Sales of previously occupied homes (the largest segment of all home sales) increased by 11.3% on a year-over-year basis according to the National Association of Realtors. Sales did decrease 3% from the previous month which was close to market expectations.
Inventories declined 2% to 3.48 million units, representing 8.5 months of supply at current sales rates.
“It’s in a holding pattern. When it does break out, it will break out upward, but it hasn‘t broken out yet,“ said Lawrence Yun, chief economist of the NAR. A separate report from the Labor Department showed that rent of primary residences is up 2.1% on a year-on-year basis. In time, rising rents should help boost sales of homes, Yun said.
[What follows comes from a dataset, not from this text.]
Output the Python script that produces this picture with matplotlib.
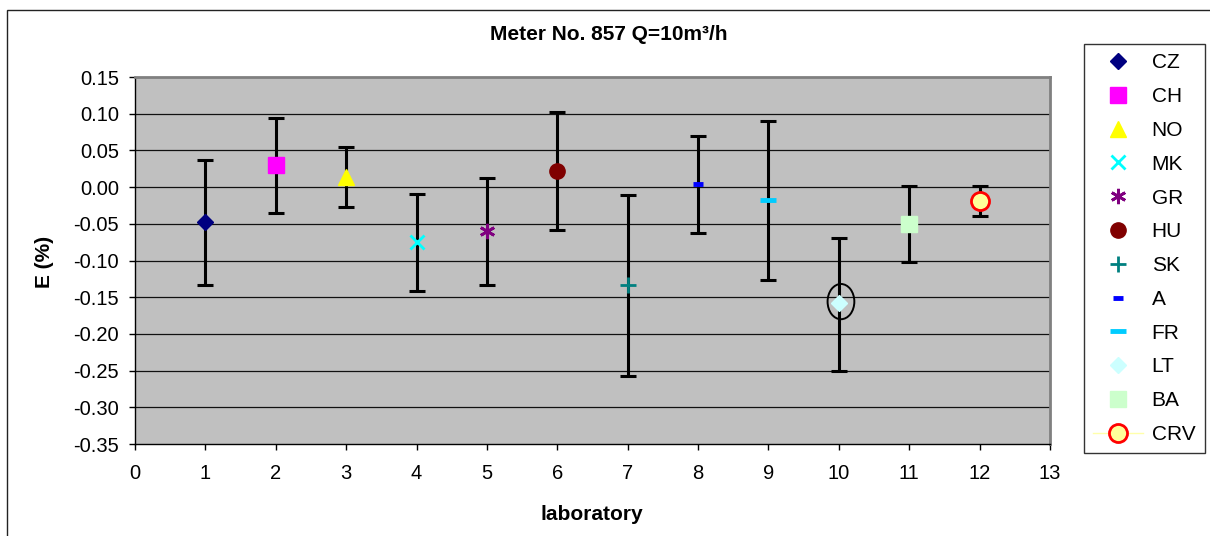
import matplotlib
matplotlib.use("Agg")
import matplotlib.pyplot as plt
from matplotlib.lines import Line2D
from matplotlib.patches import Ellipse, Rectangle

plt.rcParams["font.family"] = ["Liberation Sans", "DejaVu Sans"]

# Laboratory results for meter No. 857 at Q = 10 m3/h
labs = ["CZ", "CH", "NO", "MK", "GR", "HU", "SK", "A", "FR", "LT", "BA", "CRV"]
lab_no = [1, 2, 3, 4, 5, 6, 7, 8, 9, 10, 11, 12]
error_pct = [-0.048, 0.030, 0.014, -0.075, -0.060, 0.022, -0.134, 0.004, -0.018, -0.158, -0.050, -0.019]
upper_lim = [0.037, 0.094, 0.054, -0.009, 0.013, 0.102, -0.011, 0.069, 0.090, -0.069, 0.001, 0.001]
lower_lim = [-0.133, -0.035, -0.027, -0.141, -0.134, -0.059, -0.257, -0.062, -0.127, -0.250, -0.102, -0.040]

y_ticks = [0.15, 0.10, 0.05, 0.00, -0.05, -0.10, -0.15, -0.20, -0.25, -0.30, -0.35]
x_ticks = list(range(0, 14))

# marker style per laboratory
styles = {
    "CZ": dict(marker="D", ms=8.5, mfc="#000080", mec="#000080", mew=1),
    "CH": dict(marker="s", ms=11, mfc="#FF00FF", mec="#FF00FF", mew=1),
    "NO": dict(marker="^", ms=11, mfc="#FFFF00", mec="#FFFF00", mew=1),
    "MK": dict(marker="x", ms=10, mfc="#00FFFF", mec="#00FFFF", mew=2),
    "GR": dict(marker=(6, 2, 0), ms=11, mfc="#800080", mec="#800080", mew=2),
    "HU": dict(marker="o", ms=11, mfc="#800000", mec="#800000", mew=1),
    "SK": dict(marker="+", ms=11, mfc="#008080", mec="#008080", mew=2),
    "A": dict(marker="_", ms=7, mfc="#0000FF", mec="#0000FF", mew=3.5),
    "FR": dict(marker="_", ms=11.5, mfc="#00CCFF", mec="#00CCFF", mew=3.5),
    "LT": dict(marker="D", ms=8.5, mfc="#CCFFFF", mec="#CCFFFF", mew=1),
    "BA": dict(marker="s", ms=11, mfc="#CCFFCC", mec="#CCFFCC", mew=1),
    "CRV": dict(marker="o", ms=13, mfc="#FFFF99", mec="#FF0000", mew=2),
}

W, H = 1210, 536
fig = plt.figure(figsize=(W / 100, H / 100), dpi=100)
fig.patch.set_facecolor("white")

# outer chart frame
fig.patches.append(Rectangle((7 / W, -0.05), 1.2, 1 - 10 / H + 0.05, transform=fig.transFigure,
                             fill=False, ec="#222222", lw=1.0))

ax = fig.add_axes([135 / W, 92 / H, 915 / W, 367 / H])
ax.set_facecolor("#C0C0C0")
ax.set_xlim(0, 13)
ax.set_ylim(-0.35, 0.15)
ax.set_xticks(x_ticks)
ax.set_yticks(y_ticks)
ax.set_yticklabels([f"{v:.2f}" for v in y_ticks])
ax.tick_params(axis="both", direction="out", length=4.5, width=1, color="black",
               labelsize=14.5, pad=7)
ax.tick_params(axis="x", pad=10)
for v in y_ticks[1:-1]:
    ax.axhline(v, color="#111111", lw=0.9, zorder=1)

for side in ("left", "bottom"):
    ax.spines[side].set_color("black")
    ax.spines[side].set_linewidth(1.0)
for side in ("top", "right"):
    ax.spines[side].set_color("#808080")
    ax.spines[side].set_linewidth(2.0)

handles = []
for i, name in enumerate(labs):
    x = lab_no[i]
    y = error_pct[i]
    ax.errorbar([x], [y], yerr=[[y - lower_lim[i]], [upper_lim[i] - y]], fmt="none",
                ecolor="black", elinewidth=2.2, capsize=5.5, capthick=2.2, zorder=3)
    st = styles[name]
    ax.plot([x], [y], ls="none", zorder=4, **st)
    if name == "CRV":
        handles.append(Line2D([], [], color="#FFFFAA", lw=1, **st))
    else:
        handles.append(Line2D([], [], ls="none", **st))

# highlight ring around the LT result
lt = labs.index("LT")
ax.add_patch(Ellipse((lab_no[lt] + 0.03, error_pct[lt] + 0.002), width=0.38, height=0.048,
                     fill=False, ec="black", lw=1.4, zorder=5))

fig.text(609 / W, 1 - 35 / H, "Meter No. 857 Q=10m³/h", ha="center", va="center",
         fontsize=15, fontweight="bold")
fig.text(45 / W, 1 - 262 / H, "E (%)", ha="center", va="center", rotation=90,
         fontsize=15, fontweight="bold")
fig.text(592 / W, 1 - 514 / H, "laboratory", ha="center", va="center",
         fontsize=15, fontweight="bold")

leg = fig.legend(handles, labs, loc="upper left", bbox_to_anchor=(1084 / W, 1 - 44 / H),
                 borderaxespad=0, frameon=True, fancybox=False, fontsize=15,
                 handlelength=2.4, handletextpad=0.4, labelspacing=0.71,
                 borderpad=0.45, numpoints=1)
leg.get_frame().set_edgecolor("black")
leg.get_frame().set_linewidth(1.0)

fig.savefig("out.png", dpi=100, facecolor="white")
Distressed home sales fell from 31% to 30%. All Cash Sales held steady at 30% suggesting continued interest by investors, and first-time home buyers accounted for 32% of the sales.
This report certainly didn’t show the housing market taking off, but it did have some bright spots which is welcome news as we continue our slow climb out of the bottom.
What Happened to Rates Last Week:
Mortgage backed securities (MBS) gained +22 basis points from last Friday to the prior Friday which moved mortgage rates slightly downward.
The MBS markets had a very choppy week where we saw intra-day pricing swings of 20 to 40 basis points each trading day. The market largely ignored virtually all of the economic data that was released. This was due to all the markets focusing intensely on Europe as Germany, France, the European Central Bank, the IMF and others met all week long in an attempt to come up with a solution to their debt woes.
The markets reacted very quickly to any leaked reports out of those meetings which added to the volatility.